What does iris smell like?
Iris has a buttery-soft, smooth, skin-like scent with an unmistakable powderiness that can recall suede, cool earth and even freshly baked bread. It is refined and a little aloof, the most sophisticated powder in perfumery. The Egyptians prized iris as a symbol of majestic power, and the Greeks and Romans bottled it as an essential oil. Centuries later it is loved just as much.

The flower that hides its scent in its roots
The iris is a beautiful flower, found in Italy and Morocco and known for its purple and blue petals, but the bloom itself carries almost no scent. The magic is in the roots, called orris, and chiefly from one species, Iris pallida. This is where the patience comes in: once harvested, the roots are dried for several years, sometimes up to six, before they are ready. Like a fine wine, orris only gets better with age.

Like a fine wine, orris only gets better with age.
Why iris is so expensive
Few materials demand as much time and labour. After years of drying, the roots are ground and processed into orris butter, and from that comes the precious orris absolute. The yields are tiny, which makes orris one of the most expensive raw materials in all of perfumery, more costly by weight than many precious metals. That rarity is part of why a true iris note signals quality and refinement.
Orris is more costly by weight than many precious metals.

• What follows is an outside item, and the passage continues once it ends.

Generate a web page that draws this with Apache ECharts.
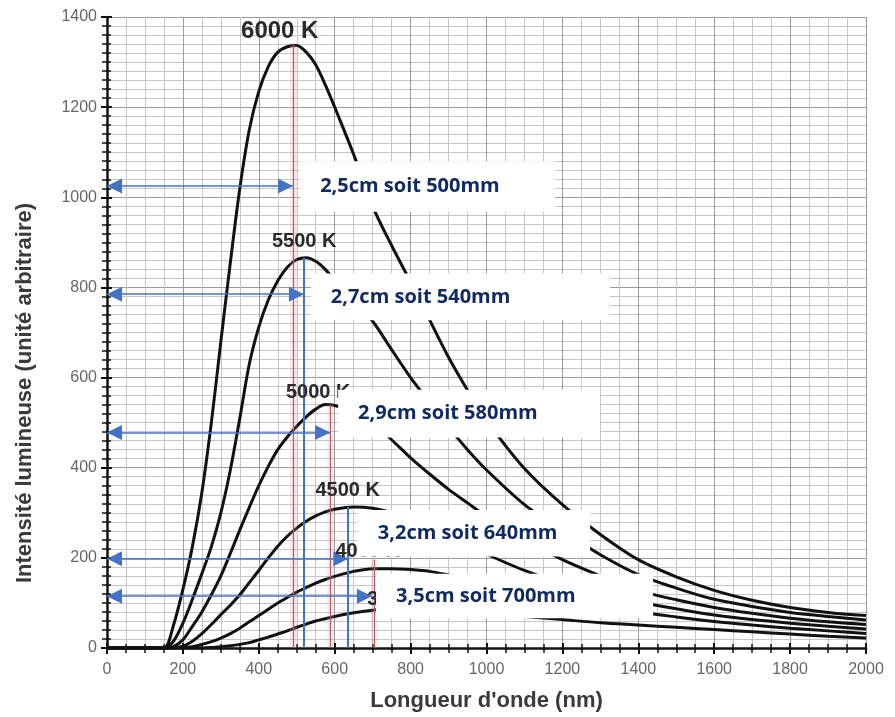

Powder, violets and the comfort of iris
As the roots dry, they develop a soft, clean powderiness that intensifies once ground. The key molecule is irone, which belongs to the ionone family, the same family found in violets. That shared chemistry is why iris is so often linked with parma violets, and why it smells so powdery. Violets have flavoured cosmetics and powders since the Victorian era, which is exactly why iris brings to mind makeup, and with it a particular kind of comfort.
Drawn to soft, refined notes? Read about amber, iris's warm partner, explore the most fragrant flowers in perfumery, or find your fragrance family.
Frequently asked questions about iris and orris
▾ What does iris smell like?
Soft, powdery and buttery, with suede-like and slightly cool, earthy facets. It is the most elegant, refined powder in perfumery.
▾ What is orris?
Orris is the dried root of the iris. It is the root, not the flower, that holds the scent used in fragrance, processed into orris butter and then absolute.
▾ Why is iris so expensive?
The roots are dried for years, then yield only tiny amounts of orris butter and absolute. That time and scarcity make it one of the costliest materials in perfumery.
▾ Why does iris smell like makeup or violets?
Its key molecule, irone, sits in the ionone family shared with violets, which have scented cosmetic powders since Victorian times. That is the powdery, makeup-like association.
▾ Is it the flower or the root that's used?
The root. The iris bloom carries almost no scent, so perfumery relies entirely on the dried and aged orris root.
▾ How do perfumers use iris?
For powdery elegance and a cool, skin-like sophistication. It pairs beautifully with amber, woods and florals, lending a composition refinement and quiet luxury.